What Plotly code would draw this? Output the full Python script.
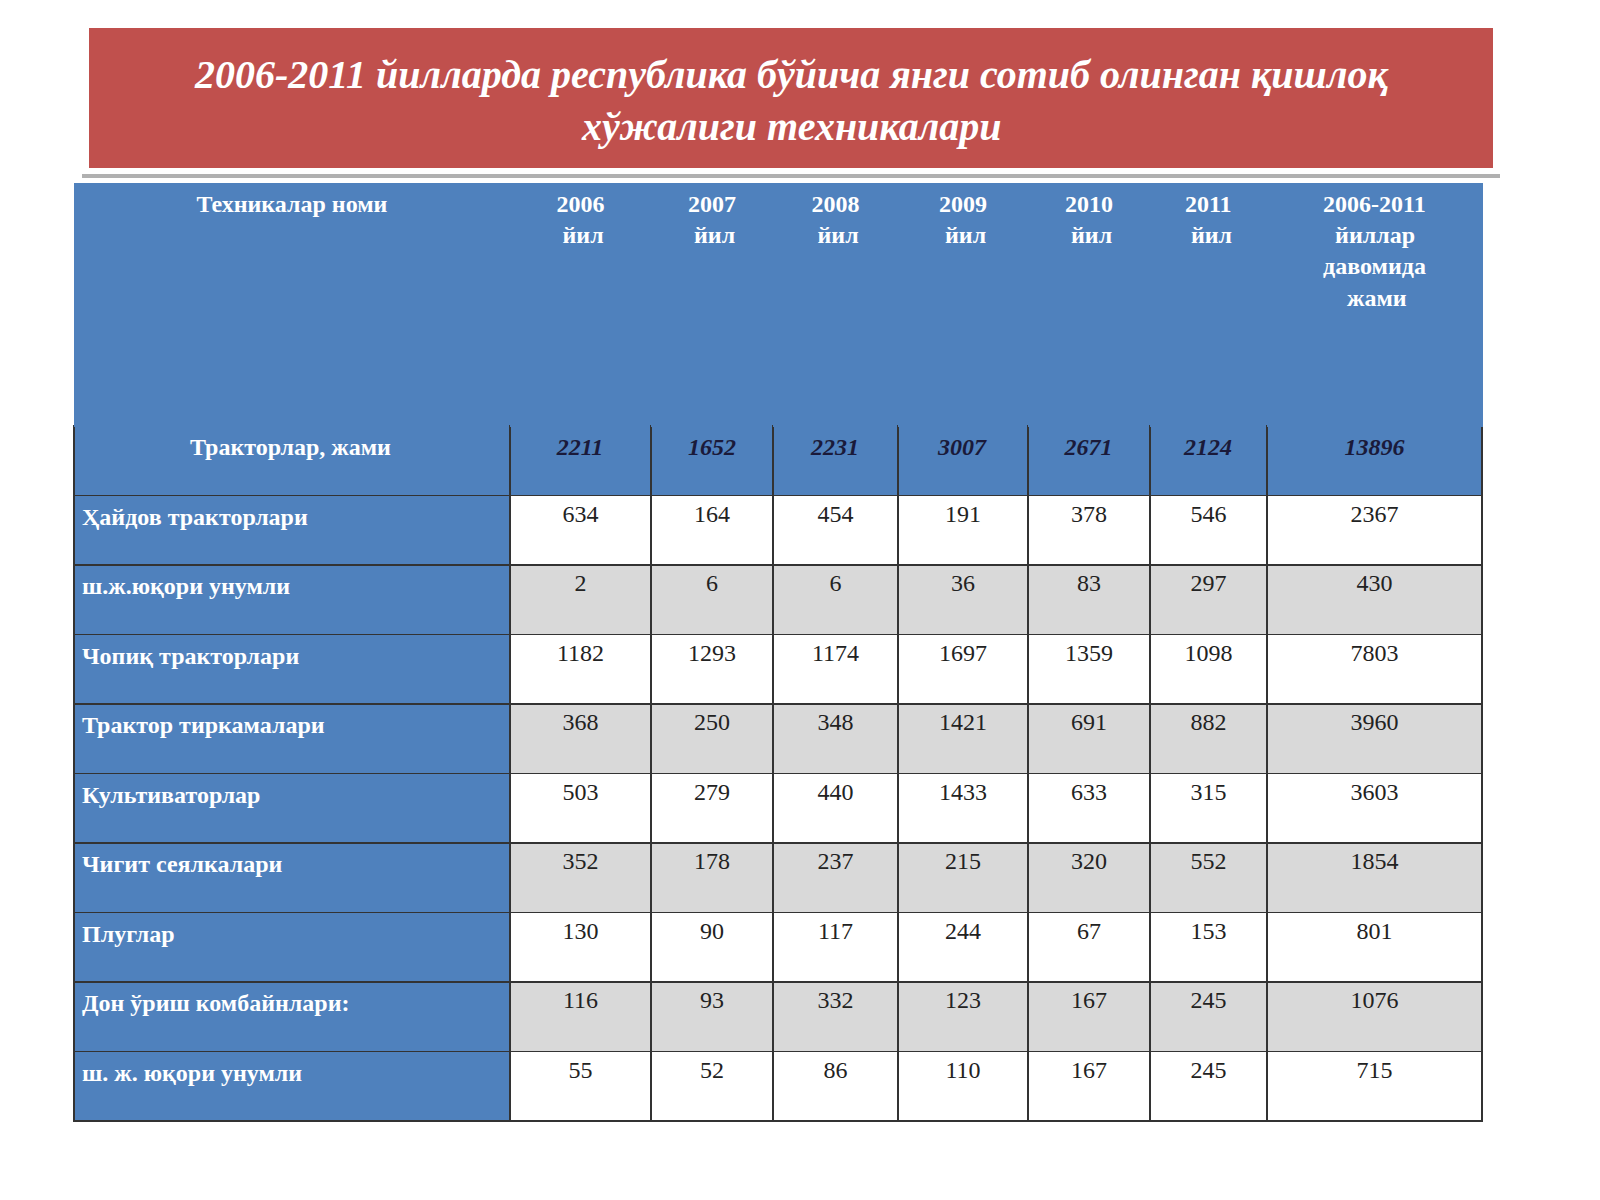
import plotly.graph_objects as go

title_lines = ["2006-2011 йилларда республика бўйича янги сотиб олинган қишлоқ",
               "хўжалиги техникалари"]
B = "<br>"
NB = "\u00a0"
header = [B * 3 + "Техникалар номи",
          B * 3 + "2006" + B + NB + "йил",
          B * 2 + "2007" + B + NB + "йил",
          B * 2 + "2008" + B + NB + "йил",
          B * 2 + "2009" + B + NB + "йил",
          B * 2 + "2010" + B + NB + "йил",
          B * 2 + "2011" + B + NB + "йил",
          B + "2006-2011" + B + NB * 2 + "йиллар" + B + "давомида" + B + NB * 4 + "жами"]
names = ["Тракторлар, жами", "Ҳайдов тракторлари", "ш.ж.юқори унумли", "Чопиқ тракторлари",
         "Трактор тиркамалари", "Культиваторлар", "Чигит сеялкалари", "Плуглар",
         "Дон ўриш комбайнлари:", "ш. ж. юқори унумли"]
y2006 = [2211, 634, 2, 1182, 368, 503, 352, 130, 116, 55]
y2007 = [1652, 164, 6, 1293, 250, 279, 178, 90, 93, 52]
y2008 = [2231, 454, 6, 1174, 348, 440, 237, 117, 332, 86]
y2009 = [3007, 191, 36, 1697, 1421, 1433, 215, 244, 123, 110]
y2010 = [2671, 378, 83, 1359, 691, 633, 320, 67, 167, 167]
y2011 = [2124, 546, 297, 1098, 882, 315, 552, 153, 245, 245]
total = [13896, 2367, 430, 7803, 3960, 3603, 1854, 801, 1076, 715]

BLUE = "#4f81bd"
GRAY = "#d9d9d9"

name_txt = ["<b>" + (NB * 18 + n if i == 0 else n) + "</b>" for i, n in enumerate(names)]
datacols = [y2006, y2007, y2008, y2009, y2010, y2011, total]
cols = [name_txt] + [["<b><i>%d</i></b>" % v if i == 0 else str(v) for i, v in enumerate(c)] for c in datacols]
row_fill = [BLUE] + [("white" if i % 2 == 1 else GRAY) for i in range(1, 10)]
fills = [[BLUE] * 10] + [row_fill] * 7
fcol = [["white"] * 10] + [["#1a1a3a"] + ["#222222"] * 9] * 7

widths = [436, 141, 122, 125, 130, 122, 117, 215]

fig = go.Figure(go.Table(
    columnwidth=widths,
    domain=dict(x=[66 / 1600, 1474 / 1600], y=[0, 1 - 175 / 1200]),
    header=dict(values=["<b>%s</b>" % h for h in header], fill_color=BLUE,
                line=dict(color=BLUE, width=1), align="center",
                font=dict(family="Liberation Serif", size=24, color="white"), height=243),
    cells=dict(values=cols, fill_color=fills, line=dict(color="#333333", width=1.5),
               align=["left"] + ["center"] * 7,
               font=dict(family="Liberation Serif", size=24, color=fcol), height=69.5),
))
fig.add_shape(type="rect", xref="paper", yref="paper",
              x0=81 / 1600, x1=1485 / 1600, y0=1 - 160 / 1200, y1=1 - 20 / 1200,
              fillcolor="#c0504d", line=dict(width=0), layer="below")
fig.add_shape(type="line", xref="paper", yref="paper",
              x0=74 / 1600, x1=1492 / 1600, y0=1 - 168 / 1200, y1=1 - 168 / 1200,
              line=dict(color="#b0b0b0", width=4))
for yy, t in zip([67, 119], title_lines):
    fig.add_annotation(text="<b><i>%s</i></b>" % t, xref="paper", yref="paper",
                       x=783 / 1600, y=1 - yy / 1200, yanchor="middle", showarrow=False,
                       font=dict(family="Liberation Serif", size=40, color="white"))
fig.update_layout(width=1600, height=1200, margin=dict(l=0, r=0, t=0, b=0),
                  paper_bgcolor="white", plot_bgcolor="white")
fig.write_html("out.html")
◆ ◆ ◆ ◆ ◆
Aim of the exercise> Starting at the first line of the material, output exactly the lines up to and including the one with "import plotly.graph_objects as go". Do not include the pictures.

Correct result>
What Plotly code would draw this? Output the full Python script.
import plotly.graph_objects as go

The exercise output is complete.